Meet Kia: The Service dog


O'Neil and his service dog kia (photo credit: Scott Robinson)

Anna Love

It’s an average day, waiting in line for a smoothie and you hear the jingling of a collar behind you. You turn around and see a large German Shepherd with the well-recognized, almost common, vest strapped to it.


“Service dog-do not pet”


The service dog’s name is Kia, a 75 pound German Shepherd. He is well-trained and certified, and belongs to August O’Niell, U.S Air Force veteran.


“Kia has helped in so many ways with my recovery. He has kept me mentally strong by providing a companion in some of my loneliest hours,” O’Niell said. O’Niell is an above-the-knee amputee, having lost his leg in military service. Kia is trained as a blocking dog to keep other people out of O’Niell’s personal space. He’s also trained to brace O’Niell when he isn’t wearing his prosthetic.

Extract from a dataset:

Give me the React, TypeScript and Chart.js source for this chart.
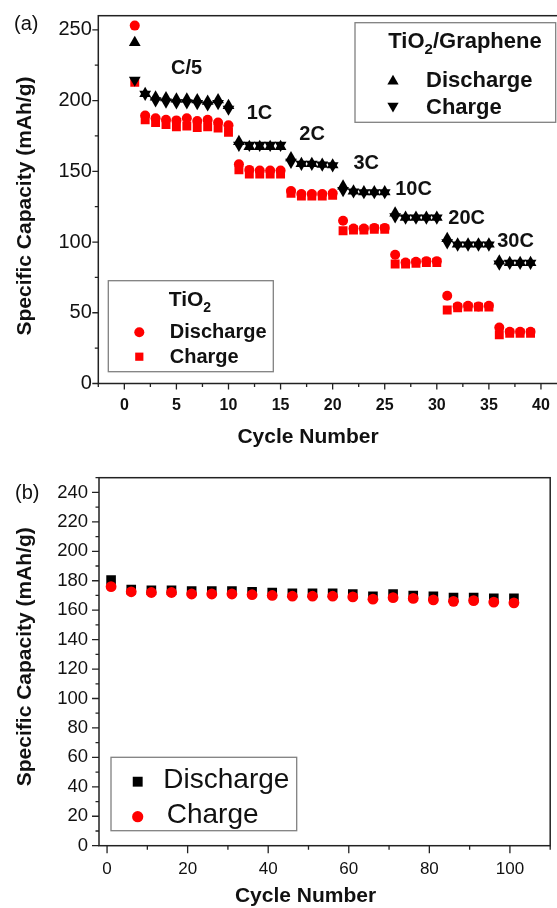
import React, { useEffect, useRef } from "react";
import { Chart, registerables } from "chart.js";

Chart.register(...registerables);

// ---------- Panel (a): rate capability ----------
const CYCLES_A = [1, 2, 3, 4, 5, 6, 7, 8, 9, 10, 11, 12, 13, 14, 15, 16, 17, 18, 19, 20, 21, 22, 23, 24, 25, 26, 27, 28, 29, 30, 31, 32, 33, 34, 35, 36, 37, 38, 39];

// TiO2/Graphene (black triangles)
const TG_DISCHARGE = [241, 205, 202.5, 202, 201, 201, 200.5, 199.5, 200.5, 196.5, 171, 167.5, 167.5, 167.5, 167.5, 159.5, 155.5, 155.5, 155, 154.5, 139.5, 136, 135.5, 135.5, 135.5, 120.5, 117.5, 117.5, 117.5, 117.5, 102.5, 98.5, 98.5, 98.5, 98.5, 86.5, 85.5, 85.5, 85.5];
const TG_CHARGE = [214.5, 204.5, 200, 199, 198.5, 198.5, 198, 197, 198, 194, 168.5, 168.5, 168.5, 168.5, 168.5, 156.5, 155, 155, 154.5, 154, 136.5, 135.5, 135, 135, 135, 118, 117, 117, 117, 117, 99.5, 98, 98, 98, 98, 84.5, 85, 85, 85];

// TiO2 (red)
const T_DISCHARGE = [253, 189.5, 187.5, 186.5, 186, 187.5, 185.5, 186.5, 184.5, 182.5, 155, 151, 150.5, 150.5, 150.5, 136, 134, 134, 134, 134.5, 115, 109.5, 109.5, 110, 110, 91, 85.5, 86, 86.5, 86.5, 62, 54.5, 55, 54.5, 55, 39.5, 36.5, 36.5, 36.5];
const T_CHARGE = [213, 186.5, 184.5, 183, 181.5, 182, 181, 181.5, 180.5, 177.5, 151, 148, 148, 148, 148, 134.5, 132.5, 132.5, 132.5, 133, 108, 108.5, 108.5, 109, 109, 84.5, 84.5, 85, 85.5, 85.5, 52, 53.5, 54, 54, 54, 34.5, 35.5, 35.5, 35.5];

const RATE_LABELS = ["C/5", "1C", "2C", "3C", "10C", "20C", "30C"];
const RATE_LABEL_X = [4.48, 11.75, 16.8, 22.0, 26.0, 31.1, 35.8];
const RATE_LABEL_Y = [222.7, 190.9, 176, 155.2, 137.5, 116.7, 100.7];

const A_X_TICKS = [0, 5, 10, 15, 20, 25, 30, 35, 40];
const A_X_MINOR = [-2.5, 2.5, 7.5, 12.5, 17.5, 22.5, 27.5, 32.5, 37.5, 42.5];
const A_Y_TICKS = [0, 50, 100, 150, 200, 250];
const A_Y_MINOR = [25, 75, 125, 175, 225];

// ---------- Panel (b): cycling ----------
const CYCLES_B = [1, 6, 11, 16, 21, 26, 31, 36, 41, 46, 51, 56, 61, 66, 71, 76, 81, 86, 91, 96, 101];
const B_DISCHARGE = [180.5, 174, 173.5, 173.5, 173, 173, 173, 172.5, 172, 171.5, 171.5, 171.5, 171, 169.5, 171, 170, 169.5, 168.5, 168.5, 168, 168];
const B_CHARGE = [176, 172.5, 172, 172, 171, 171, 171, 170.5, 170, 169.5, 169.5, 169.5, 169, 167.5, 168.5, 168, 167, 166, 166.5, 165.5, 165];

const B_X_TICKS = [0, 20, 40, 60, 80, 100];
const B_X_MINOR = [10, 30, 50, 70, 90, 110];
const B_Y_TICKS = [0, 20, 40, 60, 80, 100, 120, 140, 160, 180, 200, 220, 240];
const B_Y_MINOR = [10, 30, 50, 70, 90, 110, 130, 150, 170, 190, 210, 230, 250];

// ---------- styles ----------
const FONT = '"Liberation Sans", Arial, Helvetica, sans-serif';
const AXIS_COLOR = "#222";
const TEXT_COLOR = "#111";
const RED = "#ff0000";
const BLACK = "#000000";
const LEGEND_BORDER = "#808080";

function pts(xs: number[], ys: number[]) {
  return xs.map((x, i) => ({ x, y: ys[i] }));
}

function drawMarker(ctx: CanvasRenderingContext2D, style: string, x: number, y: number, r: number, color: string) {
  ctx.save();
  ctx.fillStyle = color;
  ctx.beginPath();
  if (style === "circle") {
    ctx.arc(x, y, r, 0, Math.PI * 2);
  } else if (style === "rect") {
    const s = r * Math.SQRT1_2;
    ctx.rect(x - s, y - s, 2 * s, 2 * s);
  } else {
    const sg = style === "up" ? 1 : -1;
    const a = (2 * Math.PI) / 3;
    ctx.moveTo(x, y - sg * r);
    ctx.lineTo(x + r * Math.sin(a), y - sg * r * Math.cos(a));
    ctx.lineTo(x - r * Math.sin(a), y - sg * r * Math.cos(a));
    ctx.closePath();
  }
  ctx.fill();
  ctx.restore();
}

function text(ctx: CanvasRenderingContext2D, s: string, x: number, y: number, font: string, align: CanvasTextAlign = "left", baseline: CanvasTextBaseline = "alphabetic") {
  ctx.font = font;
  ctx.textAlign = align;
  ctx.textBaseline = baseline;
  ctx.fillStyle = TEXT_COLOR;
  ctx.fillText(s, x, y);
}

// draws "TiO" + subscript "2" + rest
function tio2(ctx: CanvasRenderingContext2D, x: number, y: number, size: number, rest: string) {
  const big = `bold ${size}px ${FONT}`;
  const small = `bold ${Math.round(size * 0.68)}px ${FONT}`;
  text(ctx, "TiO", x, y, big);
  ctx.font = big;
  let cx = x + ctx.measureText("TiO").width;
  text(ctx, "2", cx, y + 6, small);
  ctx.font = small;
  cx += ctx.measureText("2").width;
  if (rest) {
    text(ctx, rest, cx, y, big);
  }
}

function drawTicks(ctx: CanvasRenderingContext2D, chart: any, xMaj: number[], xMin: number[], yMaj: number[], yMin: number[], xl: number[], yl: number[]) {
  const { left, bottom } = chart.chartArea;
  const xs = chart.scales.x;
  const ys = chart.scales.y;
  ctx.save();
  ctx.strokeStyle = AXIS_COLOR;
  ctx.lineWidth = 1.3;
  ctx.beginPath();
  xMaj.forEach((v) => {
    const p = xs.getPixelForValue(v);
    ctx.moveTo(p, bottom);
    ctx.lineTo(p, bottom + xl[0]);
  });
  xMin.forEach((v) => {
    const p = xs.getPixelForValue(v);
    ctx.moveTo(p, bottom);
    ctx.lineTo(p, bottom + xl[1]);
  });
  yMaj.forEach((v) => {
    const p = ys.getPixelForValue(v);
    ctx.moveTo(left, p);
    ctx.lineTo(left - yl[0], p);
  });
  yMin.forEach((v) => {
    const p = ys.getPixelForValue(v);
    ctx.moveTo(left, p);
    ctx.lineTo(left - yl[1], p);
  });
  ctx.stroke();
  ctx.restore();
}

function frame(ctx: CanvasRenderingContext2D, chart: any) {
  const { left, top, right, bottom } = chart.chartArea;
  ctx.save();
  ctx.strokeStyle = AXIS_COLOR;
  ctx.lineWidth = 1.5;
  ctx.strokeRect(left, top, right - left, bottom - top);
  ctx.restore();
}

const plotA = {
  id: "decorA",
  afterDraw(chart: any) {
    const ctx: CanvasRenderingContext2D = chart.ctx;
    frame(ctx, chart);
    drawTicks(ctx, chart, A_X_TICKS, A_X_MINOR, A_Y_TICKS, A_Y_MINOR, [6, 3.5], [6, 3.5]);
    const xs = chart.scales.x;
    const ys = chart.scales.y;
    ctx.save();
    // rate labels
    RATE_LABELS.forEach((t, i) => {
      text(ctx, t, xs.getPixelForValue(RATE_LABEL_X[i]), ys.getPixelForValue(RATE_LABEL_Y[i]), `bold 20px ${FONT}`, "left", "middle");
    });
    // panel label
    text(ctx, "(a)", 14, 24, `20px ${FONT}`, "left", "middle");
    // axis titles
    text(ctx, "Cycle Number", 308, 437.5, `bold 21px ${FONT}`, "center", "middle");
    ctx.save();
    ctx.translate(25, 206);
    ctx.rotate(-Math.PI / 2);
    text(ctx, "Specific Capacity (mAh/g)", 0, 0, `bold 21px ${FONT}`, "center", "middle");
    ctx.restore();

    // legend: TiO2/Graphene
    ctx.strokeStyle = LEGEND_BORDER;
    ctx.lineWidth = 1.3;
    ctx.strokeRect(355, 22.7, 200.7, 99.6);
    tio2(ctx, 388.3, 48.3, 22, "/Graphene");
    drawMarker(ctx, "up", 393, 81.3, 6.5, BLACK);
    drawMarker(ctx, "down", 393, 105.9, 6.5, BLACK);
    text(ctx, "Discharge", 426, 86.7, `bold 22px ${FONT}`);
    text(ctx, "Charge", 426, 114, `bold 22px ${FONT}`);

    // legend: TiO2
    ctx.fillStyle = "#fff";
    ctx.fillRect(108.3, 280.7, 165, 91);
    ctx.strokeStyle = LEGEND_BORDER;
    ctx.lineWidth = 1.3;
    ctx.strokeRect(108.3, 280.7, 165, 91);
    tio2(ctx, 168.7, 306, 21, "");
    drawMarker(ctx, "circle", 139.3, 332.3, 5, RED);
    drawMarker(ctx, "rect", 139.3, 356.7, 5.8, RED);
    text(ctx, "Discharge", 169.8, 338.3, `bold 20px ${FONT}`);
    text(ctx, "Charge", 169.8, 363.3, `bold 20px ${FONT}`);
    ctx.restore();
  },
};

const plotB = {
  id: "decorB",
  afterDraw(chart: any) {
    const ctx: CanvasRenderingContext2D = chart.ctx;
    frame(ctx, chart);
    drawTicks(ctx, chart, B_X_TICKS, B_X_MINOR, B_Y_TICKS, B_Y_MINOR, [7.5, 4], [7, 3.5]);
    ctx.save();
    text(ctx, "(b)", 15, 38.7, `20px ${FONT}`, "left", "middle");
    text(ctx, "Cycle Number", 305.5, 441.7, `bold 21px ${FONT}`, "center", "middle");
    ctx.save();
    ctx.translate(25.5, 201.7);
    ctx.rotate(-Math.PI / 2);
    text(ctx, "Specific Capacity (mAh/g)", 0, 0, `bold 21px ${FONT}`, "center", "middle");
    ctx.restore();

    ctx.strokeStyle = LEGEND_BORDER;
    ctx.lineWidth = 1.3;
    ctx.strokeRect(111, 302.3, 185.7, 73.4);
    drawMarker(ctx, "rect", 137.7, 326.7, 7, BLACK);
    drawMarker(ctx, "circle", 137.7, 361.7, 5.6, RED);
    text(ctx, "Discharge", 163.3, 333.3, `28px ${FONT}`);
    text(ctx, "Charge", 166.7, 368.3, `28px ${FONT}`);
    ctx.restore();
  },
};

function axisCommon(tickFont: any, padding: number) {
  return {
    type: "linear" as const,
    grid: { display: false, drawTicks: false },
    border: { display: false },
    ticks: { font: tickFont, color: TEXT_COLOR, padding, callback: (v: any) => String(v), autoSkip: false, maxRotation: 0 },
  };
}

function ChartA() {
  const ref = useRef<HTMLCanvasElement | null>(null);
  useEffect(() => {
    if (!ref.current) return;
    const chart = new Chart(ref.current, {
      type: "scatter",
      data: {
        datasets: [
          { label: "TiO2/Graphene Discharge", data: pts(CYCLES_A, TG_DISCHARGE), pointStyle: "triangle", pointRadius: 6.8, pointBackgroundColor: BLACK, pointBorderWidth: 0 },
          { label: "TiO2/Graphene Charge", data: pts(CYCLES_A, TG_CHARGE), pointStyle: "triangle", pointRotation: 180, pointRadius: 6.8, pointBackgroundColor: BLACK, pointBorderWidth: 0 },
          { label: "TiO2 Discharge", data: pts(CYCLES_A, T_DISCHARGE), pointStyle: "circle", pointRadius: 5, pointBackgroundColor: RED, pointBorderWidth: 0 },
          { label: "TiO2 Charge", data: pts(CYCLES_A, T_CHARGE), pointStyle: "rect", pointRadius: 6.3, pointBackgroundColor: RED, pointBorderWidth: 0 },
        ] as any,
      },
      options: {
        responsive: false,
        animation: false,
        events: [],
        devicePixelRatio: 1,
        layout: { padding: { left: 0, top: 15.7, right: 33, bottom: 0 } },
        plugins: { legend: { display: false }, tooltip: { enabled: false } },
        scales: {
          x: {
            ...axisCommon({ family: FONT, size: 16, weight: "bold" }, 12),
            min: -2.5,
            max: 42.5,
            afterBuildTicks: (s: any) => { s.ticks = A_X_TICKS.map((v) => ({ value: v })); },
            afterFit: (s: any) => { s.height = 71.5; s.paddingLeft = 0; s.paddingRight = 0; },
          },
          y: {
            ...axisCommon({ family: FONT, size: 20 }, 6.5),
            min: 0,
            max: 260,
            afterBuildTicks: (s: any) => { s.ticks = A_Y_TICKS.map((v) => ({ value: v })); },
            afterFit: (s: any) => { s.width = 98.3; s.paddingTop = 0; s.paddingBottom = 0; },
          },
        },
      } as any,
      plugins: [plotA],
    });
    return () => chart.destroy();
  }, []);
  return <canvas ref={ref} width={600} height={455} style={{ position: "absolute", left: 0, top: 0, display: "block" }} />;
}

function ChartB() {
  const ref = useRef<HTMLCanvasElement | null>(null);
  useEffect(() => {
    if (!ref.current) return;
    const chart = new Chart(ref.current, {
      type: "scatter",
      data: {
        datasets: [
          { label: "Charge", data: pts(CYCLES_B, B_CHARGE), pointStyle: "circle", pointRadius: 5.4, pointBackgroundColor: RED, pointBorderWidth: 0 },
          { label: "Discharge", data: pts(CYCLES_B, B_DISCHARGE), pointStyle: "rect", pointRadius: 6.8, pointBackgroundColor: BLACK, pointBorderWidth: 0 },
        ] as any,
      },
      options: {
        responsive: false,
        animation: false,
        events: [],
        devicePixelRatio: 1,
        layout: { padding: { left: 0, top: 22.7, right: 1, bottom: 0 } },
        plugins: { legend: { display: false }, tooltip: { enabled: false } },
        scales: {
          x: {
            ...axisCommon({ family: FONT, size: 17 }, 13.3),
            min: -2,
            max: 110,
            afterBuildTicks: (s: any) => { s.ticks = B_X_TICKS.map((v) => ({ value: v })); },
            afterFit: (s: any) => { s.height = 62.3; s.paddingLeft = 0; s.paddingRight = 0; },
          },
          y: {
            ...axisCommon({ family: FONT, size: 18.5 }, 11),
            min: 0,
            max: 250,
            afterBuildTicks: (s: any) => { s.ticks = B_Y_TICKS.map((v) => ({ value: v })); },
            afterFit: (s: any) => { s.width = 99; s.paddingTop = 0; s.paddingBottom = 0; },
          },
        },
      } as any,
      plugins: [plotB],
    });
    return () => chart.destroy();
  }, []);
  return <canvas ref={ref} width={557} height={453} style={{ position: "absolute", left: 0, top: 455, display: "block" }} />;
}

export default function App() {
  return (
    <div style={{ position: "absolute", left: 0, top: 0, width: 557, height: 908, overflow: "hidden", background: "#fff" }}>
      <ChartA />
      <ChartB />
    </div>
  );
}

Kia is also trained to retrieve things for O’Niell, but it isn’t his task of choice.


“He helps me to retrieve objects like my phone, wallet, and keys. Although he does not enjoy getting things for me. He’s not a retriever and lets me know by looking back at me like I’m crazy every time I ask him to get something,” O’Niell said.


After O’Niell lost his leg, he decided that he was in need of support. He added himself to a waiting list for support dogs that would have taken two years. There was little chance to get a service dog sooner than that, until reached out to him.


They reviewed his needs and trained Kia before bringing O’Niell up to meet Kia. A service dog and its owner need to be a well-matched pair to work well together. Kia and O’Niell did just that.


“Owners and their service animals create a second-to-none bond! It’s a mutual love and need for one another. We need our animals for many reasons emotionally and physically,” O’Niell said. “They need us because we are the leader of their pack. They don’t like being left at home like other animals. They often get depressed if their person isn’t around.”


O’Niell was asked about his opinion on other service and therapy animals, and gave a level answer.


“There is a large difference between a service animal and a therapy animal. Sadly, a lot of people don’t realize this. A service animal is able, trained, and certified to perform specific tasks for their owners,” O’Niell said. “A therapy animal only needs to pass a basic obedience course. Sadly with all the easy certification stuff people can get, a lot of “therapy/emotional support animals are not trained or well disciplined. It’s because of this that some people are skeptical about real service animals.”


Whatever the reason for a service animal, they are an important part of people’s emotional, physical, and mental health. They serve as a companion and aid, giving love and service, with their owners returning it with gusto!